- 期刊
選擇性雷射熔融多孔材料之孔隙比例控制研究
Control of Porosity Percentage in Porous Materials Made by Selective Laser Melting
摘要
本研究利用積層製造中的選擇性雷射熔融(Selective Laser Melting, SLM)技術,透過調整製程參數中的掃描間距參數由300到1000μm以製備出17-4 PH、Inconel 718及Ti64 ELI(Extra Low Interstitial)不同孔隙程度之SLM多孔材料,而三種多孔材料的最大孔隙率分別為67.67、51.15及40.34%。本研究觀察到在類似SLM參數下,三種多孔材料之孔隙率出現差異,因此進一步透過冪定律(power law)迴歸求出能量密度與孔隙率間的關係,其中三種材料的係數ϕ_o皆接近100%,而E_o分別為1.07×10^5、7.14×10^4及9.09×10^4 J/mole。

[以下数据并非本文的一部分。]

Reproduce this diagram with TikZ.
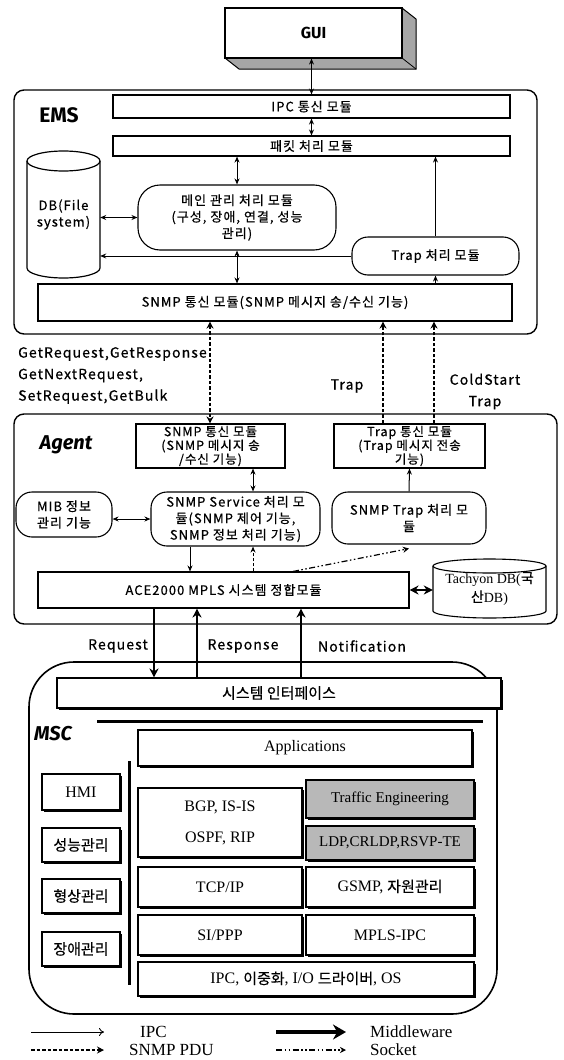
\documentclass[tikz,border=0pt]{standalone}
\usepackage{fontspec}
\setmainfont{Liberation Serif}
\newfontfamily\kr{Noto Sans CJK KR}[LetterSpace=8,FakeBold=0.6]
\newfontfamily\krp{Noto Sans CJK KR}[FakeBold=0.4]
\newfontfamily\ttl{Fira Sans}
\usetikzlibrary{arrows.meta,shadows}
\newcommand\K[1]{{\krp\fontsize{15}{18}\selectfont #1}}
\newcommand\mybox[8]{%
  \node[#1, minimum width={(#6-#4)*1pt}, minimum height={(#7-#5)*1pt}] (#3) at ({(#4+#6)/2},{(#5+#7)/2}) {};
  \node[#2, align=center, inner sep=0pt] (#3t) at (#3.center) {#8};}
\tikzset{
  mfr/.style={draw, line width=1.1pt, fill=white, inner sep=0pt},
  rfr/.style={mfr, rounded corners=16pt},
  obox/.style={draw, line width=1.4pt, rounded corners=10pt, inner sep=0pt},
  shfr/.style={mfr, drop shadow={shadow xshift=1.6pt, shadow yshift=-1.6pt, fill=black, opacity=1}},
  grfr/.style={shfr, fill=black!28},
  ktxt/.style={font=\kr\fontsize{13}{16.5}\selectfont},
  ktxs/.style={font=\kr\fontsize{12.5}{13.8}\selectfont},
  stxt/.style={font=\fontsize{16}{19}\selectfont},
  gtxt/.style={font=\fontsize{15}{18}\selectfont},
  hang/.style={font=\krp\fontsize{15}{18}\selectfont},
  lbl/.style={font=\kr\fontsize{14}{21.5}\selectfont, inner sep=0pt},
  ttlst/.style={font=\ttl\bfseries\fontsize{21}{24}\selectfont, inner sep=0pt},
  arr/.style={line width=1pt, -{Stealth[length=6pt,width=5pt]}},
  darr/.style={line width=1pt, {Stealth[length=6pt,width=5pt]}-{Stealth[length=6pt,width=5pt]}},
  pdu/.style={line width=1.6pt, dash pattern=on 3.5pt off 2pt, -{Stealth[length=7pt,width=7pt]}},
  mw/.style={line width=2.6pt, -{Stealth[length=9pt,width=9pt]}},
  sock/.style={line width=1.2pt, dash pattern=on 6pt off 2.5pt on 1.5pt off 2.5pt on 1.5pt off 2.5pt, -{Stealth[length=6pt,width=6pt]}},
}
\begin{document}
\begin{tikzpicture}[x=1pt,y=-1pt]
\useasboundingbox (0,0) rectangle (563,1060);
\fill[white] (0,0) rectangle (563,1060);
% ---------- GUI ----------
\fill[black!35] (402,8) -- (416,19) -- (416,69) -- (239,69) -- (225,58) -- (402,58) -- cycle;
\draw[line width=1pt] (402,8) -- (416,19) -- (416,69) -- (239,69) -- (225,58);
\draw[line width=0.8pt] (402,58) -- (416,69);
\mybox{mfr, line width=1.2pt}{font=\ttl\bfseries\fontsize{16}{18}\selectfont}{gui}{225}{8}{402}{58}{GUI}
% ---------- EMS ----------
\mybox{obox}{ktxt}{ems}{14}{90}{537}{334}{}
\node[ttlst] (emst) at (59,115) {EMS};
\mybox{mfr}{ktxt}{ipc}{113}{95}{510}{118}{IPC 통신 모듈}
\mybox{mfr}{ktxt}{pkt}{113}{136}{510}{156}{패킷 처리 모듈}
\draw[line width=1.2pt, fill=white] (27,161) -- (27,268) arc[start angle=180, end angle=360, x radius=36.5pt, y radius=10pt] -- (100,161) arc[start angle=0, end angle=180, x radius=36.5pt, y radius=10pt] -- cycle;
\draw[line width=1.2pt] (27,161) arc[start angle=180, end angle=360, x radius=36.5pt, y radius=10pt];
\mybox{draw=none, inner sep=0pt}{ktxt}{db}{27}{151}{100}{278}{DB(File\\system)}
\mybox{rfr, rounded corners=22pt}{ktxt}{main}{138}{185}{336}{250}{메인 관리 처리 모듈\\(구성, 장애, 연결, 성능\\관리)}
\mybox{rfr}{ktxt}{trap}{352}{237}{519}{275}{Trap 처리 모듈}
\mybox{mfr}{ktxt}{snmp}{38}{284}{512}{321}{SNMP 통신 모듈(SNMP 메시지 송/수신 기능)}
\draw[darr] (ipc.north |- gui.south) -- (ipc.north);
\draw[darr] (ipc.south) -- (pkt.north);
\draw[darr] (pkt.south -| main.north) -- (main.north);
\draw[darr] (db.east |- main.west) -- (main.west);
\draw[darr] (main.south) -- (snmp.north -| main.south);
\draw[arr] (trap.west) -- (db.east |- trap.west);
\draw[arr] (trap.north) -- (pkt.south -| trap.north);
\draw[arr] (snmp.north -| trap.south) -- (trap.south);
% ---------- labels between ----------
\node[lbl, anchor=west, align=left] (getl) at (18,375.5) {GetRequest,GetResponse\\GetNextRequest,\\SetRequest,GetBulk};
\node[lbl] (trapl) at (347,386) {Trap};
\node[lbl, align=center] (cold) at (485,391.5) {ColdStart\\Trap};
% ---------- Agent ----------
\mybox{obox}{ktxt}{agent}{14}{414}{557}{624}{}
\node[ttlst, font=\ttl\bfseries\itshape\fontsize{20}{24}\selectfont] (agentt) at (66,445) {Agent};
\mybox{mfr}{ktxs}{asnmp}{136}{424}{285}{468}{SNMP 통신 모듈\\(SNMP 메시지 송\\/수신 기능)}
\mybox{mfr}{ktxs}{atrap}{334}{424}{485}{468}{Trap 통신 모듈\\(Trap 메시지 전송\\기능)}
\mybox{rfr}{ktxt}{mib}{16}{492}{112}{537}{MIB 정보\\관리 기능}
\mybox{rfr}{ktxt}{svc}{151}{492}{320}{546}{SNMP Service 처리 모\\듈(SNMP 제어 기능,\\SNMP 정보 처리 기능)}
\mybox{rfr}{ktxt}{tproc}{332}{492}{486}{544}{SNMP Trap 처리 모\\듈}
\mybox{mfr}{ktxt}{ace}{38}{572}{409}{608}{ACE2000 MPLS 시스템 정합모듈}
\draw[line width=1.1pt, fill=white] (433,566) -- (433,611) arc[start angle=180, end angle=360, x radius=56.5pt, y radius=7pt] -- (546,566) arc[start angle=0, end angle=180, x radius=56.5pt, y radius=7pt] -- cycle;
\draw[line width=1.1pt] (433,566) arc[start angle=180, end angle=360, x radius=56.5pt, y radius=7pt];
\mybox{draw=none, inner sep=0pt}{font=\fontsize{14}{19}\selectfont}{tdb}{433}{559}{546}{618}{Tachyon DB({\krp 국}\\{\krp 산}DB)}
\coordinate (x210) at (210,0);
\coordinate (x383) at (383,0);
\coordinate (x434) at (434,0);
\coordinate (x253) at (253,0);
\coordinate (x190) at (190,0);
\coordinate (x293) at (293,0);
\coordinate (x154) at (154,0);
\coordinate (x197) at (197,0);
\coordinate (x301) at (301,0);
\draw[pdu, {Stealth[length=7pt,width=7pt]}-{Stealth[length=7pt,width=7pt]}] (snmp.south -| x210) -- (asnmp.north -| x210);
\draw[pdu] (atrap.north -| x383) -- (snmp.south -| x383);
\draw[pdu] (atrap.north -| x434) -- (snmp.south -| x434);
\draw[darr] (asnmp.south -| x253) -- (svc.north -| x253);
\draw[darr] (mib.east |- svc.west) -- (svc.west);
\draw[arr] (tproc.north) -- (atrap.south);
\draw[arr] (svc.south -| x190) -- (ace.north -| x190);
\draw[arr, dash pattern=on 3pt off 2pt] (ace.north -| x253) -- (svc.south -| x253);
\draw[sock] (ace.north -| x293) -- ([yshift=-4pt]tproc.south);
\draw[mw, {Stealth[length=9pt,width=9pt]}-{Stealth[length=9pt,width=9pt]}] (ace.east) -- (tdb.west |- ace.east);
% ---------- MSC ----------
\mybox{obox, rounded corners=45pt, line width=1.6pt}{stxt}{msc}{29}{662}{497}{1014}{}
\mybox{shfr}{hang}{sif}{57}{678}{501}{708}{시스템 인터페이스}
\draw[mw] (ace.south -| x154) -- (sif.north -| x154);
\draw[mw] (sif.north -| x197) -- (ace.south -| x197);
\draw[mw] (sif.north -| x301) -- (ace.south -| x301);
\node[lbl] (reql) at (118,646) {Request};
\node[lbl] (resl) at (243,646) {Response};
\node[lbl] (notl) at (362,646) {Notification};
\draw[line width=3pt] (97,721.5) -- (483,721.5);
\draw[line width=3pt] (129,761) -- (129,985);
\node[ttlst, font=\ttl\bfseries\itshape\fontsize{20}{24}\selectfont] (msct) at (53,734) {MSC};
\mybox{shfr}{stxt}{app}{138}{730}{472}{766}{Applications}
\mybox{shfr}{stxt}{hmi}{42}{774}{120}{810}{HMI}
\mybox{shfr}{hang}{perf}{42}{828}{120}{862}{성능관리}
\mybox{shfr}{hang}{conf}{42}{879}{120}{913}{형상관리}
\mybox{shfr}{hang}{fault}{42}{932}{120}{966}{장애관리}
\mybox{shfr}{stxt}{bgp}{138}{788}{302}{857}{BGP, IS-IS\\[12pt]OSPF, RIP}
\mybox{grfr}{gtxt}{te}{306}{780}{474}{818}{Traffic Engineering}
\mybox{grfr}{gtxt}{ldp}{306}{826}{474}{860}{LDP,CRLDP,RSVP-TE}
\mybox{shfr}{stxt}{tcp}{138}{867}{302}{907}{TCP/IP}
\mybox{shfr}{stxt}{gsmp}{306}{867}{474}{907}{GSMP, \K{자원관리}}
\mybox{shfr}{stxt}{si}{138}{915}{302}{955}{SI/PPP}
\mybox{shfr}{stxt}{mpls}{306}{915}{474}{955}{MPLS-IPC}
\mybox{shfr}{stxt}{os}{138}{962}{474}{996}{IPC, \K{이중화}, I/O \K{드라이버}, OS}
% ---------- legend ----------
\coordinate (la1) at (31,1032); \coordinate (lb1) at (104,1032);
\coordinate (lc1) at (276,1032); \coordinate (ld1) at (346,1032);
\coordinate (la2) at (31,1050); \coordinate (lb2) at (104,1050);
\coordinate (lc2) at (276,1050); \coordinate (ld2) at (346,1050);
\draw[line width=0.9pt, -{To[length=5pt,width=8pt]}] (la1) -- (lb1);
\draw[line width=4.5pt, -{Stealth[length=13pt,width=15pt]}] (lc1) -- (ld1);
\draw[pdu] (la2) -- (lb2);
\draw[sock] (lc2) -- (ld2);
\node[anchor=west, font=\fontsize{17}{19}\selectfont, inner sep=0pt] (lipc) at (140,1032) {IPC};
\node[anchor=west, font=\fontsize{17}{19}\selectfont, inner sep=0pt] (lmw) at (370,1032) {Middleware};
\node[anchor=west, font=\fontsize{17}{19}\selectfont, inner sep=0pt] (lpdu) at (129,1050) {SNMP PDU};
\node[anchor=west, font=\fontsize{17}{19}\selectfont, inner sep=0pt] (lsock) at (370,1050) {Socket};
\end{tikzpicture}
\end{document}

進而與三種合金的材料性質比較,其中以17-4PH材料黏性及飽和蒸氣壓最高,造成多孔材料孔隙程度最高,而Inconel 718則因從固相轉變為液相所需之熱焓量較小、熱導率較低,因此其孔隙程度最低。
並列摘要
Selective laser melting (SLM) is employed to manufacture 17-4 PH, Inconel 718, and Ti64 ELI (Extra Lowe Interstitial) porous material by adjusting hatch distance from 300 to 1000 μm. The largest porosity of three materials employed in current study are 67.67, 51.15, and 40.34%, respectively. The fact that at the similar energy density, by using power law, the relations between energy density and porosity are obtained. The coefficients of three materials, ϕ_0, are all approximately 100%, and the E_0 coefficients of three materials are 1.07×10^5, 9.09×10^4, and 7.14×10^4 J/mm^3, respectively. Among the three materials investigated, 17-4 PH has the highest the viscosity and the vapor pressure which gives rise to the highest level of porosity and E_0 coefficient. In contrast, Inconel 718 requires lower enthalpy to heat from solid to liquid, so it has the lowest level of porosity.